## Begin

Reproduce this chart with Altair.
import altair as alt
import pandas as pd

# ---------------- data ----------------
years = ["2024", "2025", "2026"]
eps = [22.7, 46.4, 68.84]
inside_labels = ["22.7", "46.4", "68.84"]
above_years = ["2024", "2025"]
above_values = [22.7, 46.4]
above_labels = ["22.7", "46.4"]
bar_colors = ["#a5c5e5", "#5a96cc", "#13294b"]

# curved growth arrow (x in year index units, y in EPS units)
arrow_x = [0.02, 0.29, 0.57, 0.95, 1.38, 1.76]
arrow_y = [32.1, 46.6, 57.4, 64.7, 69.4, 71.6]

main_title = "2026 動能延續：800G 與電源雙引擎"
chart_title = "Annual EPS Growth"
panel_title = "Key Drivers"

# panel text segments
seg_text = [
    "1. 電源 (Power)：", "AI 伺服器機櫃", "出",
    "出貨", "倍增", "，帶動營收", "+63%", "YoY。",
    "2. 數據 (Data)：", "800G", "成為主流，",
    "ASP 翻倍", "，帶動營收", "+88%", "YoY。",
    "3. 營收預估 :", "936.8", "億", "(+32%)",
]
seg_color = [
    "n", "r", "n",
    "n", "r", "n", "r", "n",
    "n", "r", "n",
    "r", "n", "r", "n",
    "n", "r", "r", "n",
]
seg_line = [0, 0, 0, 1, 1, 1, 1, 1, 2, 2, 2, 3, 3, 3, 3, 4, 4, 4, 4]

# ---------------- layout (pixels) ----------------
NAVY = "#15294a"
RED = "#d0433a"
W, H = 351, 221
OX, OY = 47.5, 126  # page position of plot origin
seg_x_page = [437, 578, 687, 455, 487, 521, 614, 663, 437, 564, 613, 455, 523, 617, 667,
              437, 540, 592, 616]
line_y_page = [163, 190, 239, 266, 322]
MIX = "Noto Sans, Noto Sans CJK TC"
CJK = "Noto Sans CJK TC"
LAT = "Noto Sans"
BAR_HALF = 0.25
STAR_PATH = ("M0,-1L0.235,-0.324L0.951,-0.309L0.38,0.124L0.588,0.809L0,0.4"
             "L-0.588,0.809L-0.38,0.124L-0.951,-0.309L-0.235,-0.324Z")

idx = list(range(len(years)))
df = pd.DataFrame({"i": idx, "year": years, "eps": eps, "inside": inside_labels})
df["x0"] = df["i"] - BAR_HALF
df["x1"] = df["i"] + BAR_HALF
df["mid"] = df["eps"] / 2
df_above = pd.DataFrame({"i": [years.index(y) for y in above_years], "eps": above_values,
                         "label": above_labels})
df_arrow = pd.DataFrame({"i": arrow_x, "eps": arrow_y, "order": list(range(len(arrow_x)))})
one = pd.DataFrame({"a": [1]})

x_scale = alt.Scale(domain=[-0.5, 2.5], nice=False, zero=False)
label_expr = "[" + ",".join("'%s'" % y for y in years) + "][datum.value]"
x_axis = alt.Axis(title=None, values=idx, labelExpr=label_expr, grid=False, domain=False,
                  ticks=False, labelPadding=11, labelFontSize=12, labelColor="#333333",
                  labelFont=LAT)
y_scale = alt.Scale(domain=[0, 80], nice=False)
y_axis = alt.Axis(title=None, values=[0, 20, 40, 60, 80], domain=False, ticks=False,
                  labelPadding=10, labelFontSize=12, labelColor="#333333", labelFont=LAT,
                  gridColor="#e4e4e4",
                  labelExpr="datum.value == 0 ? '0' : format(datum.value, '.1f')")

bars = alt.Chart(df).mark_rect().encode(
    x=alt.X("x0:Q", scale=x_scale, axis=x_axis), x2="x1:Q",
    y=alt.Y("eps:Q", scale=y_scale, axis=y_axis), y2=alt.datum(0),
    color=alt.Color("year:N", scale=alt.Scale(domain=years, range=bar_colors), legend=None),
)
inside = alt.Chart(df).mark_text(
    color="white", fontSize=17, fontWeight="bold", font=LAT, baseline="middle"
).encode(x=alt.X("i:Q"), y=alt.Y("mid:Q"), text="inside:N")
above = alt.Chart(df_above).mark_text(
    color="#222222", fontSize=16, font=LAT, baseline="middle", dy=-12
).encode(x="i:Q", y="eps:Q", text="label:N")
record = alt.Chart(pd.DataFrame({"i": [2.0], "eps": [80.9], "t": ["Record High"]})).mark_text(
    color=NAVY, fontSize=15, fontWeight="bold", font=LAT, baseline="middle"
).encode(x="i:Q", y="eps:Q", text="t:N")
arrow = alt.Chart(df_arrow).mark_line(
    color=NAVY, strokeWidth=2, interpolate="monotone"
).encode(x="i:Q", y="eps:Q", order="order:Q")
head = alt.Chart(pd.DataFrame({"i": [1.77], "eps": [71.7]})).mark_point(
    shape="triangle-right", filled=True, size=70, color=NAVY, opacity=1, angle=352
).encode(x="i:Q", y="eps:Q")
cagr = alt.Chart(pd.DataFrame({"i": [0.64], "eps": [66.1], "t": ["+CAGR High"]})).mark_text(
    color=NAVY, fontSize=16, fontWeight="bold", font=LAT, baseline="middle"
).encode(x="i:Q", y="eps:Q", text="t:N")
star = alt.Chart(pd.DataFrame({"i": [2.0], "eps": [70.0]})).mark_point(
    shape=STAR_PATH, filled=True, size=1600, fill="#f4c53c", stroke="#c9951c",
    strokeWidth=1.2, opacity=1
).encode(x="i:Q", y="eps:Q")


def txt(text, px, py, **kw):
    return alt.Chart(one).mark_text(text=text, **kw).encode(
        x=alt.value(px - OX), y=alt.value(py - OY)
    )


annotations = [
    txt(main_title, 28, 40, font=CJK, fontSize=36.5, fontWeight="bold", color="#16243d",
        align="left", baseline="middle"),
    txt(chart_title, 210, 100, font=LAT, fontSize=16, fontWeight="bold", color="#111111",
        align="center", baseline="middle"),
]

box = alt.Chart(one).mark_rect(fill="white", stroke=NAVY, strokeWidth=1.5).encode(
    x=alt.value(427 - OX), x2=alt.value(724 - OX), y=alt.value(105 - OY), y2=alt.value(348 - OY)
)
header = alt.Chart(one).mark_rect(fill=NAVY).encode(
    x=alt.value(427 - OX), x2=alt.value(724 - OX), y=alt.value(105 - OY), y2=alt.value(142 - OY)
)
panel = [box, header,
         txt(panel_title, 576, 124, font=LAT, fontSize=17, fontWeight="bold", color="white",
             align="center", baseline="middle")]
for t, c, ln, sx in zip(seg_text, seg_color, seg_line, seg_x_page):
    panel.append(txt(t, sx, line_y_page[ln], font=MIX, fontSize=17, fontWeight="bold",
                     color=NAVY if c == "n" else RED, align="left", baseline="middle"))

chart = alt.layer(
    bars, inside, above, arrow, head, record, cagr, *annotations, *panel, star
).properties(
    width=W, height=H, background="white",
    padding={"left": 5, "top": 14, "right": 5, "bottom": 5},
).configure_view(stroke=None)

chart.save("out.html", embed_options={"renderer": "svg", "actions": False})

## End

* Description of the task
Write the data out again in full and exactly.

* Task output
Reproduce this chart with Altair.
import altair as alt
import pandas as pd

# ---------------- data ----------------
years = ["2024", "2025", "2026"]
eps = [22.7, 46.4, 68.84]
inside_labels = ["22.7", "46.4", "68.84"]
above_years = ["2024", "2025"]
above_values = [22.7, 46.4]
above_labels = ["22.7", "46.4"]
bar_colors = ["#a5c5e5", "#5a96cc", "#13294b"]

# curved growth arrow (x in year index units, y in EPS units)
arrow_x = [0.02, 0.29, 0.57, 0.95, 1.38, 1.76]
arrow_y = [32.1, 46.6, 57.4, 64.7, 69.4, 71.6]

main_title = "2026 動能延續：800G 與電源雙引擎"
chart_title = "Annual EPS Growth"
panel_title = "Key Drivers"

# panel text segments
seg_text = [
    "1. 電源 (Power)：", "AI 伺服器機櫃", "出",
    "出貨", "倍增", "，帶動營收", "+63%", "YoY。",
    "2. 數據 (Data)：", "800G", "成為主流，",
    "ASP 翻倍", "，帶動營收", "+88%", "YoY。",
    "3. 營收預估 :", "936.8", "億", "(+32%)",
]
seg_color = [
    "n", "r", "n",
    "n", "r", "n", "r", "n",
    "n", "r", "n",
    "r", "n", "r", "n",
    "n", "r", "r", "n",
]
seg_line = [0, 0, 0, 1, 1, 1, 1, 1, 2, 2, 2, 3, 3, 3, 3, 4, 4, 4, 4]

# ---------------- layout (pixels) ----------------
NAVY = "#15294a"
RED = "#d0433a"
W, H = 351, 221
OX, OY = 47.5, 126  # page position of plot origin
seg_x_page = [437, 578, 687, 455, 487, 521, 614, 663, 437, 564, 613, 455, 523, 617, 667,
              437, 540, 592, 616]
line_y_page = [163, 190, 239, 266, 322]
MIX = "Noto Sans, Noto Sans CJK TC"
CJK = "Noto Sans CJK TC"
LAT = "Noto Sans"
BAR_HALF = 0.25
STAR_PATH = ("M0,-1L0.235,-0.324L0.951,-0.309L0.38,0.124L0.588,0.809L0,0.4"
             "L-0.588,0.809L-0.38,0.124L-0.951,-0.309L-0.235,-0.324Z")

idx = list(range(len(years)))
df = pd.DataFrame({"i": idx, "year": years, "eps": eps, "inside": inside_labels})
df["x0"] = df["i"] - BAR_HALF
df["x1"] = df["i"] + BAR_HALF
df["mid"] = df["eps"] / 2
df_above = pd.DataFrame({"i": [years.index(y) for y in above_years], "eps": above_values,
                         "label": above_labels})
df_arrow = pd.DataFrame({"i": arrow_x, "eps": arrow_y, "order": list(range(len(arrow_x)))})
one = pd.DataFrame({"a": [1]})

x_scale = alt.Scale(domain=[-0.5, 2.5], nice=False, zero=False)
label_expr = "[" + ",".join("'%s'" % y for y in years) + "][datum.value]"
x_axis = alt.Axis(title=None, values=idx, labelExpr=label_expr, grid=False, domain=False,
                  ticks=False, labelPadding=11, labelFontSize=12, labelColor="#333333",
                  labelFont=LAT)
y_scale = alt.Scale(domain=[0, 80], nice=False)
y_axis = alt.Axis(title=None, values=[0, 20, 40, 60, 80], domain=False, ticks=False,
                  labelPadding=10, labelFontSize=12, labelColor="#333333", labelFont=LAT,
                  gridColor="#e4e4e4",
                  labelExpr="datum.value == 0 ? '0' : format(datum.value, '.1f')")

bars = alt.Chart(df).mark_rect().encode(
    x=alt.X("x0:Q", scale=x_scale, axis=x_axis), x2="x1:Q",
    y=alt.Y("eps:Q", scale=y_scale, axis=y_axis), y2=alt.datum(0),
    color=alt.Color("year:N", scale=alt.Scale(domain=years, range=bar_colors), legend=None),
)
inside = alt.Chart(df).mark_text(
    color="white", fontSize=17, fontWeight="bold", font=LAT, baseline="middle"
).encode(x=alt.X("i:Q"), y=alt.Y("mid:Q"), text="inside:N")
above = alt.Chart(df_above).mark_text(
    color="#222222", fontSize=16, font=LAT, baseline="middle", dy=-12
).encode(x="i:Q", y="eps:Q", text="label:N")
record = alt.Chart(pd.DataFrame({"i": [2.0], "eps": [80.9], "t": ["Record High"]})).mark_text(
    color=NAVY, fontSize=15, fontWeight="bold", font=LAT, baseline="middle"
).encode(x="i:Q", y="eps:Q", text="t:N")
arrow = alt.Chart(df_arrow).mark_line(
    color=NAVY, strokeWidth=2, interpolate="monotone"
).encode(x="i:Q", y="eps:Q", order="order:Q")
head = alt.Chart(pd.DataFrame({"i": [1.77], "eps": [71.7]})).mark_point(
    shape="triangle-right", filled=True, size=70, color=NAVY, opacity=1, angle=352
).encode(x="i:Q", y="eps:Q")
cagr = alt.Chart(pd.DataFrame({"i": [0.64], "eps": [66.1], "t": ["+CAGR High"]})).mark_text(
    color=NAVY, fontSize=16, fontWeight="bold", font=LAT, baseline="middle"
).encode(x="i:Q", y="eps:Q", text="t:N")
star = alt.Chart(pd.DataFrame({"i": [2.0], "eps": [70.0]})).mark_point(
    shape=STAR_PATH, filled=True, size=1600, fill="#f4c53c", stroke="#c9951c",
    strokeWidth=1.2, opacity=1
).encode(x="i:Q", y="eps:Q")


def txt(text, px, py, **kw):
    return alt.Chart(one).mark_text(text=text, **kw).encode(
        x=alt.value(px - OX), y=alt.value(py - OY)
    )


annotations = [
    txt(main_title, 28, 40, font=CJK, fontSize=36.5, fontWeight="bold", color="#16243d",
        align="left", baseline="middle"),
    txt(chart_title, 210, 100, font=LAT, fontSize=16, fontWeight="bold", color="#111111",
        align="center", baseline="middle"),
]

box = alt.Chart(one).mark_rect(fill="white", stroke=NAVY, strokeWidth=1.5).encode(
    x=alt.value(427 - OX), x2=alt.value(724 - OX), y=alt.value(105 - OY), y2=alt.value(348 - OY)
)
header = alt.Chart(one).mark_rect(fill=NAVY).encode(
    x=alt.value(427 - OX), x2=alt.value(724 - OX), y=alt.value(105 - OY), y2=alt.value(142 - OY)
)
panel = [box, header,
         txt(panel_title, 576, 124, font=LAT, fontSize=17, fontWeight="bold", color="white",
             align="center", baseline="middle")]
for t, c, ln, sx in zip(seg_text, seg_color, seg_line, seg_x_page):
    panel.append(txt(t, sx, line_y_page[ln], font=MIX, fontSize=17, fontWeight="bold",
                     color=NAVY if c == "n" else RED, align="left", baseline="middle"))

chart = alt.layer(
    bars, inside, above, arrow, head, record, cagr, *annotations, *panel, star
).properties(
    width=W, height=H, background="white",
    padding={"left": 5, "top": 14, "right": 5, "bottom": 5},
).configure_view(stroke=None)

chart.save("out.html", embed_options={"renderer": "svg", "actions": False})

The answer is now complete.